In the wake of the coronavirus, 84% of small businesses now consider the cloud as essential for their operations, according to a survey by the Small Business & Entrepreneurship Council, an advocacy organization. Automation specialist Codefresh reports that 58% of companies are moving some infrastructure to the cloud in response to COVID-19, including 17% who are moving their entire software infrastructure to the cloud.
11. Virtual Collaboration Apps Will Become the New Workspace
As remote work and cloud usage rise, the workplace will increasingly shift from the physical workspace towards collaboration apps in virtual space. The trend towards virtual collaboration was already gathering momentum before COVID-19, with about 6 in 10 companies using either Slack, Skype for Business or Microsoft Teams and 91% using at least 2 messaging apps, according to a survey by messaging provider Mio.

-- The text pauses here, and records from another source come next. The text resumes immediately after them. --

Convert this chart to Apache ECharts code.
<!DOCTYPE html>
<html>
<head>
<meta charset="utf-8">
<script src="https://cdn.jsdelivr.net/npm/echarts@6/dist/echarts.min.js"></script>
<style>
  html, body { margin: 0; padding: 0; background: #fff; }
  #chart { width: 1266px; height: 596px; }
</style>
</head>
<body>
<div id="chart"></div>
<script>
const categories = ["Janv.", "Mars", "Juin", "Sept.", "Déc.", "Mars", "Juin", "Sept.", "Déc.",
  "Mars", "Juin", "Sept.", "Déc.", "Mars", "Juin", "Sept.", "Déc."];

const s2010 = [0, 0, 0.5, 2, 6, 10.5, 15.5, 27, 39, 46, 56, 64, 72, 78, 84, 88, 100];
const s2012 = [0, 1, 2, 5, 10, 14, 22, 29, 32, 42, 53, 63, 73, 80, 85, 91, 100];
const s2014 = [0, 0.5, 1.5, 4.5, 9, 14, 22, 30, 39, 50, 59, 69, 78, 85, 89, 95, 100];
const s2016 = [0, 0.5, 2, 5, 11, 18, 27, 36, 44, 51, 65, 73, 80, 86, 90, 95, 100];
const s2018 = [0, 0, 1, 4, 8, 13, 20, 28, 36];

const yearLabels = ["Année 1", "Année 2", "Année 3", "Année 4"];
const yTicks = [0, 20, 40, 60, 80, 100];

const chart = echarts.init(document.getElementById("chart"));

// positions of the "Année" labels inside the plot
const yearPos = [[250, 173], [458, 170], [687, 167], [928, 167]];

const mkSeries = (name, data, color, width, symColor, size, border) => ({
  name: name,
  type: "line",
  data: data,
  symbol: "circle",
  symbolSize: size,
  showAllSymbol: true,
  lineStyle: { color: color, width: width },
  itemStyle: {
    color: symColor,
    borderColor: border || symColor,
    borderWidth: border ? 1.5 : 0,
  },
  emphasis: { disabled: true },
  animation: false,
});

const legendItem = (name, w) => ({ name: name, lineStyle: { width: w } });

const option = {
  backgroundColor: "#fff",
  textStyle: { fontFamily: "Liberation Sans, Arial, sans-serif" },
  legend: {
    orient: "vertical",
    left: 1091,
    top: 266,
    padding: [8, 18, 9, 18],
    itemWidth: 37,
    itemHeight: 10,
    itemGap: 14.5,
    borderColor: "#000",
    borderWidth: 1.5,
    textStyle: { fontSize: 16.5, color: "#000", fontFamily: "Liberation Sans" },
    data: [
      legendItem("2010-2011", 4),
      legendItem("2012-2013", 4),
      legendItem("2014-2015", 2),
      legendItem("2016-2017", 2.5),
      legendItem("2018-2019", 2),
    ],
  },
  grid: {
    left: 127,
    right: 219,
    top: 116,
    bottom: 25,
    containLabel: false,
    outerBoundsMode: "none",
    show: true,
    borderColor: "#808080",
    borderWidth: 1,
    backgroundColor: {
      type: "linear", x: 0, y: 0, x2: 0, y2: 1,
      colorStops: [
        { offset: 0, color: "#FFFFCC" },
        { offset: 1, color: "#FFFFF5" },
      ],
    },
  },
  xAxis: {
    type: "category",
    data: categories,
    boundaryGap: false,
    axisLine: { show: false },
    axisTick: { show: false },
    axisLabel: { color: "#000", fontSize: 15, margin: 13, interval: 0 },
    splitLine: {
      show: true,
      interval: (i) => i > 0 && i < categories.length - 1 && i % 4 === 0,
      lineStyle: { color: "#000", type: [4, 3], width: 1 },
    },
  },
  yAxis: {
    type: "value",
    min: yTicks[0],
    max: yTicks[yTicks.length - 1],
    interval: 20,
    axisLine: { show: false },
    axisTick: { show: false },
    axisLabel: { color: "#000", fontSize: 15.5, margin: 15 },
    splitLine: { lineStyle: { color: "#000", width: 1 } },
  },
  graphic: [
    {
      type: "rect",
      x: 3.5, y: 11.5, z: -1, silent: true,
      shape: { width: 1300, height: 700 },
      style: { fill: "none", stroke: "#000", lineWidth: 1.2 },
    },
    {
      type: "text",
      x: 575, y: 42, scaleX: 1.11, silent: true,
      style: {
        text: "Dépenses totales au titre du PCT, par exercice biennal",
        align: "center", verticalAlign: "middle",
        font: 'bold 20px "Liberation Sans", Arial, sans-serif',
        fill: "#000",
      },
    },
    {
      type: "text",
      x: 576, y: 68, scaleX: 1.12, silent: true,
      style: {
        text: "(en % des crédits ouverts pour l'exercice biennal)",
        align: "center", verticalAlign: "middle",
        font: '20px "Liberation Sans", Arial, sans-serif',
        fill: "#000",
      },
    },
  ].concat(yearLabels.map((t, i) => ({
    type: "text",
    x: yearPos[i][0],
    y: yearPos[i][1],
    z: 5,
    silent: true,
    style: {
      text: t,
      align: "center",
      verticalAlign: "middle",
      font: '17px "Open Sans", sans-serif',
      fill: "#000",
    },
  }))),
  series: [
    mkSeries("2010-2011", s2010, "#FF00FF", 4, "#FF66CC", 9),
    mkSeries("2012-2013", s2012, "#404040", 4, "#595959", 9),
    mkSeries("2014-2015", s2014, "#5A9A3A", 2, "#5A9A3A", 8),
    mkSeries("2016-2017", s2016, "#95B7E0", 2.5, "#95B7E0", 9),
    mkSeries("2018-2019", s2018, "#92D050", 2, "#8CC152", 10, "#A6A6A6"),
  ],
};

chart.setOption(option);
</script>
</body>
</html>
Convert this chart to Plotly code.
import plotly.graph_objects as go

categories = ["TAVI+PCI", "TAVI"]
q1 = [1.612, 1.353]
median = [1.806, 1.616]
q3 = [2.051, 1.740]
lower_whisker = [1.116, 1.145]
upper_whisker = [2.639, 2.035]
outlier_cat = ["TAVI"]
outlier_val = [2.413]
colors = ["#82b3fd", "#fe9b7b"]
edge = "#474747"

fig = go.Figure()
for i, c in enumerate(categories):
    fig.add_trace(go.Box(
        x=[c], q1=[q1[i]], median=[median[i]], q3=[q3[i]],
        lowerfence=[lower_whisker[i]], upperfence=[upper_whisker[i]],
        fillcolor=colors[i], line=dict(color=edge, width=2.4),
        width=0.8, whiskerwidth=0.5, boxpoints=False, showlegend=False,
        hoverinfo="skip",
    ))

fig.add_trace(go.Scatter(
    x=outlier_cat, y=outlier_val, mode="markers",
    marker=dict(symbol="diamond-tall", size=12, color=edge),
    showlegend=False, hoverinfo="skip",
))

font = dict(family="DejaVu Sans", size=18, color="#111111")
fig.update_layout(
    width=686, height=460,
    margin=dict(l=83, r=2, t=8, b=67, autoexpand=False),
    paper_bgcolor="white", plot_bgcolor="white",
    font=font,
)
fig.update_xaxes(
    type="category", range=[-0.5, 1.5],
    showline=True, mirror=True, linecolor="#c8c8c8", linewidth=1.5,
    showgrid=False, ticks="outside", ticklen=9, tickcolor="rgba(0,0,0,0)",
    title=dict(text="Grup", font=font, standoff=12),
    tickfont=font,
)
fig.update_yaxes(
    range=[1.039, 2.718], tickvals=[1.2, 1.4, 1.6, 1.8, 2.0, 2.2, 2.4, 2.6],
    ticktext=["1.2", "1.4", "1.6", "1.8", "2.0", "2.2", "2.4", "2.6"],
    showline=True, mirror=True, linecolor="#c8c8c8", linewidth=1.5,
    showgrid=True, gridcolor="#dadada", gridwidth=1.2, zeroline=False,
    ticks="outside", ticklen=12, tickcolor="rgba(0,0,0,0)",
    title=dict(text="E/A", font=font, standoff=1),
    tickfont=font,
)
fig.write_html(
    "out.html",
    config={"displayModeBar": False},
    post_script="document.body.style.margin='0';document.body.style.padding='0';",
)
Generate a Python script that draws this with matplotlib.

The pandemic outbreak sparked a surge in collaboration app usage. In one week in March, Microsoft added as many Teams users as Slack has in total. Meanwhile, Slack saw a 40% increase in users in February and the first 2 weeks of March over each of its 2 previous fiscal quarters. Zoom also reported a 78% increase in revenue in early March.
12. Digital Marketing Will Increase in Importance
Consumers also are moving online in response to the coronavirus, propelling digital marketing trends that were already gaining speed before the outbreak. At the end of 2019, research provider Zenith was projecting that U.S. Internet ad spending would increase 12.4%, compared with 6.5% for overall ad spending, according to data cited in an annual roundup by marketing news service AdAge.
The coronavirus outbreak initially cut into all forms of marketing expenditures, causing 70% of buyers to pause planned purchases, according to the Interactive Advertising Bureau, an advertising business organization. However, the long-term effect of COVID-19 will be to encourage companies to shift their marketing efforts towards digital customers.
Global mobile ad spending soared 71% in the second quarter of the year compared to last year, according to a quarterly index report from advertising software provider PubMatic. Mobile video, hit hard in the first quarter, reached 116% of pre-pandemic levels in the second quarter.
These trends illustrate the growing importance of digital marketing in a socially distant marketplace.
Prepare for the New Normal
While no predictions are certain, having an informed sense of what to expect in the wake of the coronavirus gives you an opportunity to do your best to prepare for coming changes. Review your business model in light of the projections outlined here, and identify where you might make adjustments to improve your outlook. If your projections indicate that you’ll need financing, consider looking into resources such as small business loans, lines of credit or merchant cash advances.